Sally Rose writes in the Age: PhD Graduate demands the right to choose
“Dr Rhiannon Pilkington is the first to admit she is no superannuation expert.
After advice from an adviser in the Aon group Dr Pilkington had rolled all her super into one Aon account, which she would prefer her super get paid into. (Out of the default fund, Unisuper)
UniSuper’s balanced growth option ranked as the fourth-best performing fund in the category over the past 10 years and fifth in 2015, with a gross annual return of 7.6 per cent.”
Dr Rhiannon Pilkington has probably paid a commission to the Aon advisor and will probably be paying 1% of her invested balance each year in fees.
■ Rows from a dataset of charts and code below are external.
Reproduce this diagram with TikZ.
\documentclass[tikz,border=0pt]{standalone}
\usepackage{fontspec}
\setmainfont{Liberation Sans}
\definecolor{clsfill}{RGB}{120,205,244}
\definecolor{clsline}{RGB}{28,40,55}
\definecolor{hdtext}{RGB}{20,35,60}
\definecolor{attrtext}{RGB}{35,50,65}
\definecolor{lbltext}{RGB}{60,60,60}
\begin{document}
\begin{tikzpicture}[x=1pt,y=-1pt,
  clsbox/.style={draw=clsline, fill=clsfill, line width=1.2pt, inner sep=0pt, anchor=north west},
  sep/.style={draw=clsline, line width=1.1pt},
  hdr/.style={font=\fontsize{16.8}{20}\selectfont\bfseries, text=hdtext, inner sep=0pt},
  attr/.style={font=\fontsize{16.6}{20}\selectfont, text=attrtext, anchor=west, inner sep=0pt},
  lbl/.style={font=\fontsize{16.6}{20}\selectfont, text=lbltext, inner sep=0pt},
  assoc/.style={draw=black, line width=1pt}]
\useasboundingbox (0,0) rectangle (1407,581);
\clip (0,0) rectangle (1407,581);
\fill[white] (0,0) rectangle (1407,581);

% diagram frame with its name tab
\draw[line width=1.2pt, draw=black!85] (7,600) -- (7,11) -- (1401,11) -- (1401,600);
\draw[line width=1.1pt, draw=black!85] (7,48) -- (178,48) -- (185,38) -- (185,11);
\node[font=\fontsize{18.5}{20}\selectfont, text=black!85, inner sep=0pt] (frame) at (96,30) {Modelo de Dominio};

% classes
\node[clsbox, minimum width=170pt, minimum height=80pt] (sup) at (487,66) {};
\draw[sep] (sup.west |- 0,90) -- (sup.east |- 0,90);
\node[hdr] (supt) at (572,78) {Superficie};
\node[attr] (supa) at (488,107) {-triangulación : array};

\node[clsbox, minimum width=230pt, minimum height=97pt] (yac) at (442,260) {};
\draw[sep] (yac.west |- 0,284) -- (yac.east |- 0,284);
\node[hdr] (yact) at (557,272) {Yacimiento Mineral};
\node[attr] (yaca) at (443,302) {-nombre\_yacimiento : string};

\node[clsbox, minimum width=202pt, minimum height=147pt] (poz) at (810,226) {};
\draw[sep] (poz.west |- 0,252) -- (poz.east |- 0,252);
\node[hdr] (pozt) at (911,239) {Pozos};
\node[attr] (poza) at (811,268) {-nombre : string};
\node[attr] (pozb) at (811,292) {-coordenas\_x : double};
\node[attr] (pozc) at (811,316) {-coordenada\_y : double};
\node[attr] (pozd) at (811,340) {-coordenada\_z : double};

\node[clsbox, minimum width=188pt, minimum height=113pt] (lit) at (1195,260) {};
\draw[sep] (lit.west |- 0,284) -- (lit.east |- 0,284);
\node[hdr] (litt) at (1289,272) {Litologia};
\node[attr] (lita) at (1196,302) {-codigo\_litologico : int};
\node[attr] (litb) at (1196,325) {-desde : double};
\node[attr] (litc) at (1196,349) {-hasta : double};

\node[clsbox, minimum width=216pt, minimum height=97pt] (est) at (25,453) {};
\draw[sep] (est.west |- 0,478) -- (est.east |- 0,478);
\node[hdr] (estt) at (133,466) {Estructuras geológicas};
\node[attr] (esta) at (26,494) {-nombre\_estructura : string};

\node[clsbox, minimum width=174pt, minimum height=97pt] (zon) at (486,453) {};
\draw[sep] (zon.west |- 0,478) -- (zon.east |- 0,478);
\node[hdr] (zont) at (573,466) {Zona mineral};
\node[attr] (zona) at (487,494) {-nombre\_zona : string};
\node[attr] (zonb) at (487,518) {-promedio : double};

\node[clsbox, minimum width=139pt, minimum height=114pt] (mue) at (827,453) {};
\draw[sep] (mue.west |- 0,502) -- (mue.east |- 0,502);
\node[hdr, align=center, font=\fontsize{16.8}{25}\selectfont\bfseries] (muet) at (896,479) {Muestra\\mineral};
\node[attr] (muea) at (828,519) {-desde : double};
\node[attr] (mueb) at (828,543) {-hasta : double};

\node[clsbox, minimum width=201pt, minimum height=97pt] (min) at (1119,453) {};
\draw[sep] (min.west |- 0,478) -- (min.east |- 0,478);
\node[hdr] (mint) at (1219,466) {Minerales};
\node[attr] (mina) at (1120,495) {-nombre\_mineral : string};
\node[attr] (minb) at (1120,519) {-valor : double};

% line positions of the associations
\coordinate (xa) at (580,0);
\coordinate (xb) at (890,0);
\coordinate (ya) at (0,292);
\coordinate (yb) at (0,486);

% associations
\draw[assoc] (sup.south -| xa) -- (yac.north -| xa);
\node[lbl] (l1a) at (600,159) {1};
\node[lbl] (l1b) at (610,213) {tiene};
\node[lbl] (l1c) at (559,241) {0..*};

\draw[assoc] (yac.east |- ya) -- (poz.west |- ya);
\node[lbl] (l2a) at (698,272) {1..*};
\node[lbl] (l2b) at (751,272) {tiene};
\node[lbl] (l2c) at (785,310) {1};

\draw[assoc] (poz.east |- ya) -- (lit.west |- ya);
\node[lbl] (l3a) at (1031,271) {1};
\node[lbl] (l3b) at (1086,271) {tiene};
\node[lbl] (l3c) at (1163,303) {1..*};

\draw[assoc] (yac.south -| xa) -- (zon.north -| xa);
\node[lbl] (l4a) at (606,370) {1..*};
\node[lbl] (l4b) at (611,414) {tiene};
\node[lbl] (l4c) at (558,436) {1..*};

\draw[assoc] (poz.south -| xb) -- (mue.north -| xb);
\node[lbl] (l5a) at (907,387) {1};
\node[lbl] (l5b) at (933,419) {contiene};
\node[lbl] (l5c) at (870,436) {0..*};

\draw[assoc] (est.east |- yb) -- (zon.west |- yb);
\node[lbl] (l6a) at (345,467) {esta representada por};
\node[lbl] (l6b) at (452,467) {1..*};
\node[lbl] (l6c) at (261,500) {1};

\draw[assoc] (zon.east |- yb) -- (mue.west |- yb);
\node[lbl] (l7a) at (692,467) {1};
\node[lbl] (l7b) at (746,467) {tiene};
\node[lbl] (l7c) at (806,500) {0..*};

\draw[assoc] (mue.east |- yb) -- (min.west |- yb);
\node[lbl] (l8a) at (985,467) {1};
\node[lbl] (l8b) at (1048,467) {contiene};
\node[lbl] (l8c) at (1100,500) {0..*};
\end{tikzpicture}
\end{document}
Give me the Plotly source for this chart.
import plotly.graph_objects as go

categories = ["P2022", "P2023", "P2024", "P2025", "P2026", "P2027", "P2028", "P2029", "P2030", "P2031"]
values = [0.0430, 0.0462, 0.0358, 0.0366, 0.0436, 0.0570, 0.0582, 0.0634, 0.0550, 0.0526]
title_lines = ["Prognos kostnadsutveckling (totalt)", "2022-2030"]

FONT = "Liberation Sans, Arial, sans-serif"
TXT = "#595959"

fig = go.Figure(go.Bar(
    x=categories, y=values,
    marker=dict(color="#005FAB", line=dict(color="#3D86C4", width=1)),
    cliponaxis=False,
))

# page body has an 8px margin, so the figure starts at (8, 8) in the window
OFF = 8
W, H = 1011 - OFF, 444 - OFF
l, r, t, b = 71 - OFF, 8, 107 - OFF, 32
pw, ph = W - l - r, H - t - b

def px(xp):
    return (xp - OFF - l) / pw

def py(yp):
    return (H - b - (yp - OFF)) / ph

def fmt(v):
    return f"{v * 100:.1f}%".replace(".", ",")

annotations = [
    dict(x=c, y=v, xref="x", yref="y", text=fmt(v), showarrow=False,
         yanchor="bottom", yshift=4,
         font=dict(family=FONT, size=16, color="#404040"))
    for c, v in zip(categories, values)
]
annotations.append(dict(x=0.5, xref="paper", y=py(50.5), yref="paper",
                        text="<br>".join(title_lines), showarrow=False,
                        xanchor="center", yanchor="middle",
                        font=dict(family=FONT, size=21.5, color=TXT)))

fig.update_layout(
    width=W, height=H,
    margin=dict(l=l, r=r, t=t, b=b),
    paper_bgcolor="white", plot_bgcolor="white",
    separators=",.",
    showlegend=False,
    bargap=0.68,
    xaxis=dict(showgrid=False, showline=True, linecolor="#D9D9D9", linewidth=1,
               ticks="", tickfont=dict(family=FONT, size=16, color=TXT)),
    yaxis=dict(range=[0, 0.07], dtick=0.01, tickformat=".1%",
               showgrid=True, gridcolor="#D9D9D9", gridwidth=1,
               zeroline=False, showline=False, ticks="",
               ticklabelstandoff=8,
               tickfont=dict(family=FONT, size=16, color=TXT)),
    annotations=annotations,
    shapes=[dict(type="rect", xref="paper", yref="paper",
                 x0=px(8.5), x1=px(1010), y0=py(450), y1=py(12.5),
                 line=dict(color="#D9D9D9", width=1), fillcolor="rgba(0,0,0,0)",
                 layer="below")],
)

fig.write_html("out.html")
That’s not a lot on her current balance ($300 a year) but after she’s been in the fund for another 30 years, paying 17% of her salary (The normal rate for university employees), the superannuation balance could be as high as $1.5 million which means she could be paying well over $15,000 each year in fees to Aon (and possibly even a trailing commission to the advisor) whereas the fees to Unisuper are probably around $500 a year.
Dr Pilkington is right that people should be able to choose which superannuation fund they invest in. But investing in a fund which employs, or pays a commission to, your advisor is probably not the smartest thing to do.
The difference between retail and industry funds is very simple.
Industry funds keep their fees to an absolute minimum and invest all of their investment gains back into the members’ funds. Retail funds pay a dividend to shareholders and then put money back in the members’ funds.
The dividends that go to the retail funds shareholders come out of Dr Pilkington’s superannuation fund.